Behold, Salina is an island of conversations. And of intense silences, while watching the shooting stars, as we approach the August night of San Lorenzo and find ourselves together, eyes to eyes, savouring the subtle pleasure of unspoken words.

The mother island can be told by scrolling through a 'little book' of female names, Clara and Martina, Marina and Lucia, Sonia and Annunziata, Valeria and Maria.

The women who, over the course of more than a century, have held together families deprived of the energy of the men who emigrated to the Americas or even further afield, to Australia, to seek work and fortune after the crisis triggered, at the end of the 19th century, by the phylloxera that destroyed the vines. The women entrepreneurs, who over time have gone back to cultivating vineyards and expanses of capers, organising handicrafts, running businesses and opening hotels, bookshops and fashion and jewellery stores, governing a country as mayors and councillors, welcoming and educating other women who have arrived on the island from the Arab countries of the Mediterranean, thus revitalising districts otherwise destined for abandonment. Women who rediscover ancient recipes and make them ultra-modern, reworking the flavours of tomato extract, vegetable soups, golden wheat bread, freshly caught squid cooked in stews and sweet and sour rabbits, and intoxicating wine, as if returning to the hospitable banquets of the Odyssey.

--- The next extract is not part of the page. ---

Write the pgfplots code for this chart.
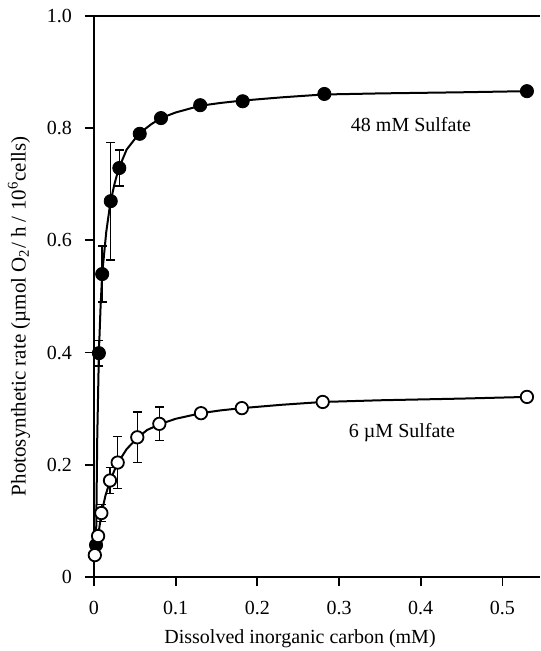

What, then, is this sea that moves between islands? "The Mediterranean is a thousand things at once. Not a landscape, but countless landscapes. Not one sea, but a succession of seas. Not one civilisation but several civilisations piled on top of each other', as the luminous historian Fernand Braudel taught us. And Predrag Matvejevic, who could write about history as if it were poetry: 'The Mediterranean is a crossroads. For millennia, everything has been complicated, disrupting its own history'. Quintessence of diversity.

The liquid light heralding the sunset colours the sea pink in the eyes. From the terrace on the half coast of Malfa, the neighbouring islands are suspended over the water. And from the heights of Val di Chiesa, on clear evenings, on the horizon, beyond the blue mountains of Sicily, the silhouette of Mount Etna is silhouetted, sometimes illuminated by the glow of eruptions. A breeze lifts the white linen curtains, stirs the leaves of ripe lemons and the peach, white or carmine branches of bougainvilleas. One stands there, in the silence laden with memories, contemplating the waves chasing each other, pushed by a gentle mistral. Then, at the table, the tasty food reconciles with life and makes the night lighter. Sailing in dreams.

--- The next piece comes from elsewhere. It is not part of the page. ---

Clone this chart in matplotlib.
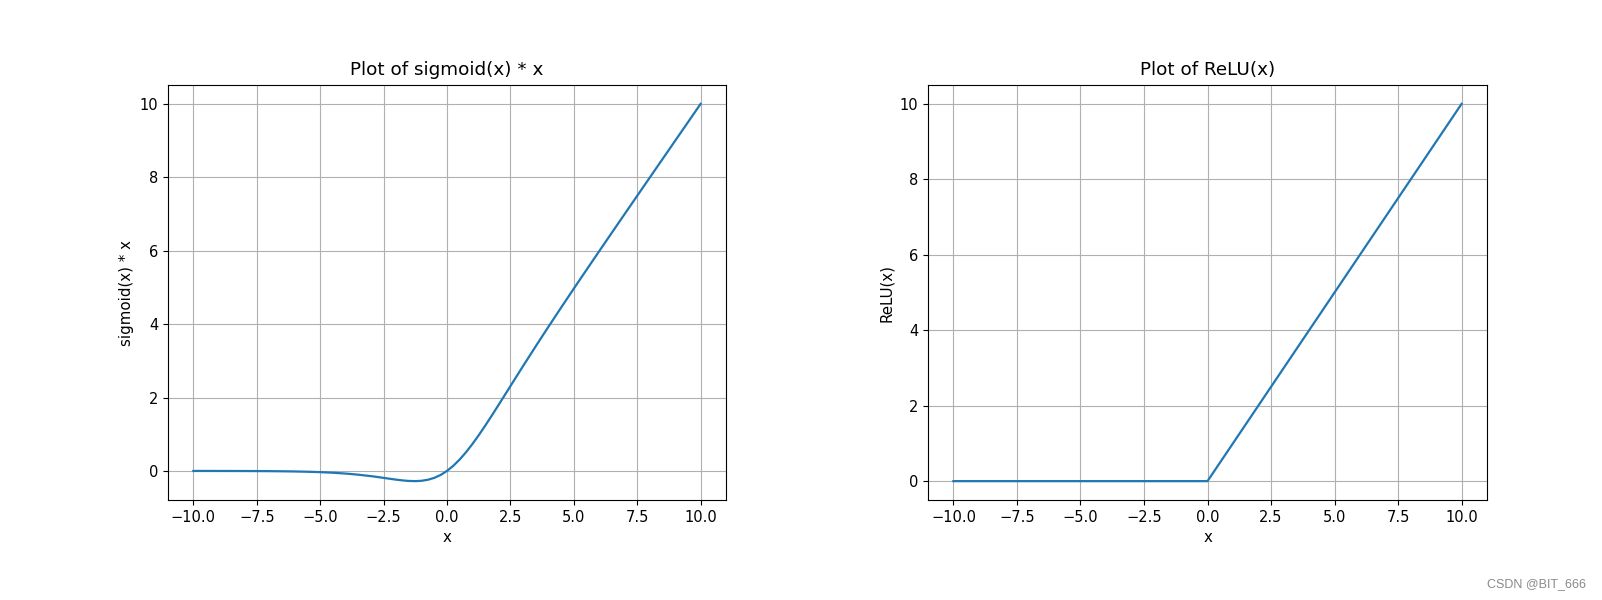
import matplotlib
matplotlib.use("Agg")
import matplotlib.pyplot as plt

# Values
swish_x = [-10, -9.5, -9, -8.5, -8, -7.5, -7, -6.5, -6, -5.5, -5, -4.5, -4, -3.5,
           -3, -2.75, -2.5, -2.25, -2, -1.75, -1.5, -1.25, -1, -0.75, -0.5, -0.25,
           0, 0.25, 0.5, 0.75, 1, 1.25, 1.5, 1.75, 2, 2.25, 2.5, 2.75, 3,
           3.5, 4, 4.5, 5, 5.5, 6, 6.5, 7, 7.5, 8, 8.5, 9, 9.5, 10]
swish_y = [-0.0005, -0.0007, -0.0011, -0.0017, -0.0027, -0.0041, -0.0064, -0.0098,
           -0.0148, -0.0224, -0.0335, -0.0495, -0.0719, -0.1026,
           -0.1423, -0.1652, -0.1897, -0.2145, -0.2384, -0.2591, -0.2736, -0.2784,
           -0.2689, -0.2406, -0.1888, -0.1095,
           0.0, 0.1405, 0.3112, 0.5094, 0.7311, 0.9716, 1.2264, 1.4909, 1.7616,
           2.0355, 2.3104, 2.5848, 2.8577,
           3.3974, 3.9281, 4.4506, 4.9665, 5.4776, 5.9852, 6.4903, 6.9936, 7.4959,
           7.9973, 8.4983, 8.9989, 9.4993, 9.9995]

relu_x = [-10, 0, 10]
relu_y = [0, 0, 10]

titles = ["Plot of sigmoid(x) * x", "Plot of ReLU(x)"]
ylabels = ["sigmoid(x) * x", "ReLU(x)"]
xlabel = "x"
watermark = "CSDN @BIT_666"

W, H = 1602, 600
fig = plt.figure(figsize=(W / 100, H / 100), dpi=100)

ax1 = fig.add_axes([168 / W, 1 - 500 / H, (726 - 168) / W, 415 / H])
ax2 = fig.add_axes([928 / W, 1 - 500 / H, (1487 - 928) / W, 415 / H])

for ax, xs, ys, t, yl in [(ax1, swish_x, swish_y, titles[0], ylabels[0]),
                          (ax2, relu_x, relu_y, titles[1], ylabels[1])]:
    ax.plot(xs, ys, color="#1f77b4", linewidth=1.6)
    ax.set_title(t, fontsize=13.2, pad=7)
    ax.set_xlabel(xlabel, fontsize=10.8)
    ax.set_ylabel(yl, fontsize=10.8)
    ax.grid(True)
    ax.tick_params(labelsize=10.5)

fig.text(1586 / W, 1 - 584 / H, watermark, ha="right", va="center",
         fontsize=9, color="#8a8a8a", family="Liberation Sans")

fig.savefig("out.png", dpi=100)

'Give me a boat,' said the dreamer man from José Saramago's 'Tale of the Unknown Island' to the king. And, having obtained his caravel, he climbed aboard, accompanied by a woman fascinated by adventure, and set sail. Because 'you have to get away from the island, to see the island'. And also because, in a metaphorical sense, 'we cannot see ourselves if we do not get away from ourselves'.

There is also this, of beauty, in going by sea, between Salina and the other Aeolian 'islands of the island'. The game of gazing at a distance between lands. And the discovery of similarities and differences. That moving away to find oneself again. Thinking of new landings. And returning. Every sailor has his Ithaca.